Dozens of insurgents have been killed in the fighting, the military has said, without offering a specific figure.
A
security source who requested anonymity told AFP that a helicopter was
hit by Boko Haram gunfire, but “managed to rush back to base without
sustaining any casualty.”
Nigeria’s
offensive is targeting all three states put under emergency decree,
including Adamawa and Yobe, but the Boko Haram’s traditional base of
Borno is expected to see the most intense fighting.
In
Marte district of Borno state, some residents have started fleeing east
towards the Cameroon border, less than 25 kilometres (15.5 miles) away.
“It
has been scary in the past three days,” said Buba Yawuri, whose home is
in the town of Kwalaram in Marte but who has fled to the border town
Gomboru Ngala.
“Fighter jets and helicopters kept hovering in the sky and we kept hearing huge explosions from afar,” he told AFP.
He
said that as the air assaults began, the security forces told all
residents to stay indoors, cutting off his family’s access to food and
water.
“I couldn’t hold on any longer.
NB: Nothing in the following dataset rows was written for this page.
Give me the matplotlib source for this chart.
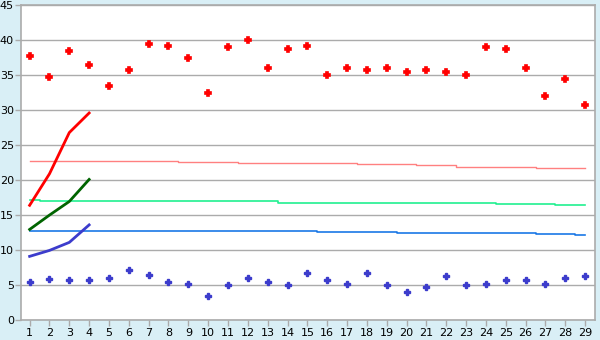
import matplotlib
matplotlib.use("Agg")
import matplotlib.pyplot as plt

# категории по оси X
days = list(range(1, 30))

# точки (красные и синие)
red_pts = [37.8, 34.7, 38.4, 36.4, 33.5, 35.7, 39.4, 39.2, 37.4, 32.5,
           39.1, 40.1, 36.0, 38.7, 39.2, 35.0, 36.0, 35.7, 36.1, 35.4,
           35.7, 35.5, 35.1, 39.0, 38.8, 36.0, 32.0, 34.4, 30.7]
blue_pts = [5.5, 5.8, 5.7, 5.7, 5.95, 7.1, 6.4, 5.4, 5.2, 3.4,
            4.95, 5.95, 5.4, 4.95, 6.7, 5.7, 5.2, 6.7, 4.95, 3.95,
            4.7, 6.25, 4.95, 5.1, 5.7, 5.7, 5.1, 5.95, 6.25]

# почти горизонтальные линии
pink_line = [22.67] * 8 + [22.53] * 3 + [22.38] * 6 + [22.24] * 3 + [22.1] * 2 \
    + [21.95] * 4 + [21.8] * 2 + [21.67]
green_line = [17.1] + [16.95] * 12 + [16.8] * 4 + [16.67] * 7 + [16.52] * 3 + [16.38] * 2
blue_line = [12.67] * 15 + [12.53] * 4 + [12.38] * 7 + [12.24] * 2 + [12.1]

# кривые на первых четырёх днях
curve_x = [1, 2, 3, 4]
red_curve = [16.4, 20.9, 26.8, 29.6]
green_curve = [12.95, 15.0, 16.95, 20.1]
blue_curve = [9.1, 9.95, 11.1, 13.6]

bg = '#d9eff6'
grid_c = '#ababab'

fig = plt.figure(figsize=(6, 3.4), dpi=100, facecolor=bg)
ax = fig.add_axes([0.0345, 0.0588, 0.9572, 0.9256])
ax.set_facecolor('white')

ax.yaxis.grid(True, color=grid_c, lw=1)
ax.set_axisbelow(True)

ax.plot(days, pink_line, color='#ff8080', lw=1, drawstyle='steps-mid')
ax.plot(days, green_line, color='#20f090', lw=1.2, drawstyle='steps-mid')
ax.plot(days, blue_line, color='#1a78e6', lw=1.2, drawstyle='steps-mid')

ax.plot(curve_x, red_curve, color='#ff0000', lw=2)
ax.plot(curve_x, green_curve, color='#006400', lw=2)
ax.plot(curve_x, blue_curve, color='#3c3ccc', lw=2)

ax.plot(days, red_pts, linestyle='none', marker='P', markersize=4.5,
        color='#ff0000', markeredgewidth=1.2)
ax.plot(days, blue_pts, linestyle='none', marker='P', markersize=4,
        color='#3c3ccc', markeredgewidth=1)

ax.set_xlim(0.55, 29.5)
ax.set_ylim(0, 45)
ax.set_xticks(days)
ax.set_yticks(range(0, 46, 5))

for s in ax.spines.values():
    s.set_color(grid_c)
    s.set_linewidth(1.2)

ax.tick_params(axis='both', colors=grid_c, labelcolor='black', labelsize=8,
               length=4, width=1, pad=1)
ax.tick_params(axis='x', pad=2)

fig.savefig('out.png', dpi=100, facecolor=bg)
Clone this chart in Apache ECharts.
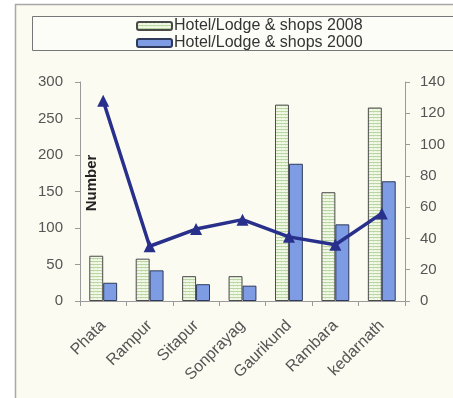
<!DOCTYPE html>
<html>
<head>
<meta charset="utf-8">
<script src="https://cdn.jsdelivr.net/npm/echarts@6/dist/echarts.min.js"></script>
<style>
  html, body { margin: 0; padding: 0; background: #ffffff; }
  #chart { width: 453px; height: 398px; }
</style>
</head>
<body>
<div id="chart"></div>
<script>
// Places along the route and counts of hotels/lodges & shops
const categories = ['Phata', 'Rampur', 'Sitapur', 'Sonprayag', 'Gaurikund', 'Rambara', 'kedarnath'];
const shops2008 = [62, 58, 34, 34, 269, 149, 265];
const shops2000 = [25, 42, 23, 21, 188, 105, 164];
const lineValues = [128, 35, 46, 52, 41, 36, 56];
const leftTicks = [0, 50, 100, 150, 200, 250, 300];
const rightTicks = [0, 20, 40, 60, 80, 100, 120, 140];

// Horizontal-striped fill for the 2008 bars
function stripePattern() {
  const c = document.createElement('canvas');
  c.width = 4; c.height = 3;
  const ctx = c.getContext('2d');
  ctx.fillStyle = '#f1f8e6';
  ctx.fillRect(0, 0, 4, 3);
  ctx.fillStyle = '#b9d6a2';
  ctx.fillRect(0, 0, 4, 1);
  ctx.fillStyle = '#d8ebc6';
  ctx.fillRect(1, 1, 1, 1);
  return c;
}

const chart = echarts.init(document.getElementById('chart'), null, { renderer: 'canvas' });
const font = 'Liberation Sans, Arial, sans-serif';
const stripe = { image: stripePattern(), repeat: 'repeat' };

chart.setOption({
  backgroundColor: '#fbfbf1',
  animation: false,
  textStyle: { fontFamily: font },
  graphic: [
    { type: 'rect', shape: { x: 15.5, y: 4.5, width: 460, height: 420 },
      style: { fill: 'none', stroke: '#a8a8a8', lineWidth: 1.5 }, z: -1 },
    { type: 'rect', shape: { x: 15, y: 0, width: 460, height: 4 }, style: { fill: '#ffffff' }, z: -2 },
    { type: 'rect', shape: { x: 0, y: 0, width: 15, height: 398 }, style: { fill: '#ffffff' }, z: -2 },
    { type: 'rect', shape: { x: 32.5, y: 16.5, width: 440, height: 34 },
      style: { fill: '#fdfdf8', stroke: '#777777', lineWidth: 1 }, z: 0 },
    { type: 'text', x: 92, y: 183, rotation: Math.PI / 2,
      style: { text: 'Number', font: 'bold 15px ' + font, fill: '#222222',
        textAlign: 'center', textVerticalAlign: 'middle' }, z: 5 }
  ],
  legend: {
    orient: 'vertical',
    left: 131,
    top: 13,
    itemWidth: 35,
    itemHeight: 8,
    itemGap: 1,
    textStyle: { fontSize: 16, lineHeight: 16, color: '#333333', fontFamily: font, padding: [0, 0, 0, -3] },
    data: ['Hotel/Lodge & shops 2008', 'Hotel/Lodge & shops 2000'],
    z: 5
  },
  grid: { left: 80, right: 48, top: 82, bottom: 97 },
  xAxis: {
    type: 'category',
    data: categories,
    axisLine: { lineStyle: { color: '#9a9a9a', width: 1 } },
    axisTick: { show: true, length: 5, lineStyle: { color: '#9a9a9a' } },
    axisLabel: { rotate: 45, fontSize: 16, color: '#555555', margin: 22, fontFamily: font }
  },
  yAxis: [
    {
      type: 'value', min: 0, max: 300, interval: 50,
      axisLine: { show: true, lineStyle: { color: '#9a9a9a' } },
      axisTick: { show: true, length: 5, lineStyle: { color: '#9a9a9a' } },
      axisLabel: { fontSize: 15, color: '#555555', margin: 17, fontFamily: font,
        formatter: v => leftTicks.includes(v) ? String(v) : '' },
      splitLine: { show: false }
    },
    {
      type: 'value', min: 0, max: 140, interval: 20,
      axisLine: { show: true, lineStyle: { color: '#9a9a9a' } },
      axisTick: { show: true, length: 5, lineStyle: { color: '#9a9a9a' } },
      axisLabel: { fontSize: 15, color: '#555555', margin: 15, fontFamily: font,
        formatter: v => rightTicks.includes(v) ? String(v) : '' },
      splitLine: { show: false }
    }
  ],
  series: [
    {
      name: 'Hotel/Lodge & shops 2008',
      type: 'bar',
      data: shops2008,
      barGap: '0%',
      barCategoryGap: '40%',
      itemStyle: { color: stripe, borderColor: '#4a4a4a', borderWidth: 1 }
    },
    {
      name: 'Hotel/Lodge & shops 2000',
      type: 'bar',
      data: shops2000,
      itemStyle: { color: '#7d9ce3', borderColor: '#2f3a5a', borderWidth: 1 }
    },
    {
      name: 'line',
      type: 'line',
      yAxisIndex: 1,
      data: lineValues,
      symbol: 'triangle',
      symbolSize: 12,
      lineStyle: { color: '#29308c', width: 3.5 },
      itemStyle: { color: '#29308c' },
      z: 10
    }
  ]
});
</script>
</body>
</html>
I took the bush path,” and reached Gomboru Ngala early Saturday, he said.
Shafi’u
Breima, a resident of Gomboru Ngala, told AFP that the border town is
receiving a continuous flow of people arriving from Marte and
neighbouring areas.
The
phone network in Borno state has all but collapsed since the emergency
measures were imposed but residents in Gomboru Ngala use phone services
from Cameroon and have been sporadically reachable.
The remote, thinly populated region has porous borders where criminal groups and weapons have flowed freely for years.
The military has sealed previously unguarded crossings to block Boko Haram fighters from fleeing during the offensive.
“Border
posts have all been manned by security agents to prevent escape or
infiltrations by insurgents,” a military statement said.
Reports
of Boko Haram’s presence in Cameroon first emerged in February,
following the kidnap there of a French family visiting a game park near
the Nigerian border.
The abduction was claimed by Boko Haram and the family was released in April.
The
latest military campaign could prove to be the biggest ever against
Boko Haram and is believed to be the first time Nigeria has carried out
air strikes within its own territory in more than 25 years.
Aeriel support was believed to have been used against rioters in the north in the early 1980s.
Many
have warned that there is a risk of high civilian deaths and Nigeria’s
military has been accused of massive rights violations in the past,
including indiscriminate attacks on civilians.
US
Secretary of State John Kerry said Friday that he was “deeply concerned
about the fighting in northeastern Nigeria” and urged the security
forces to “apply disciplined use of force in all operations.”
Boko
Haram has said it is fighting to create an Islamic state in Nigeria’s
mainly Muslim north, but the group’s demands have repeatedly shifted.
The conflict is estimated to have cost 3,600 lives since 2009, including killings by the security forces. [AFP]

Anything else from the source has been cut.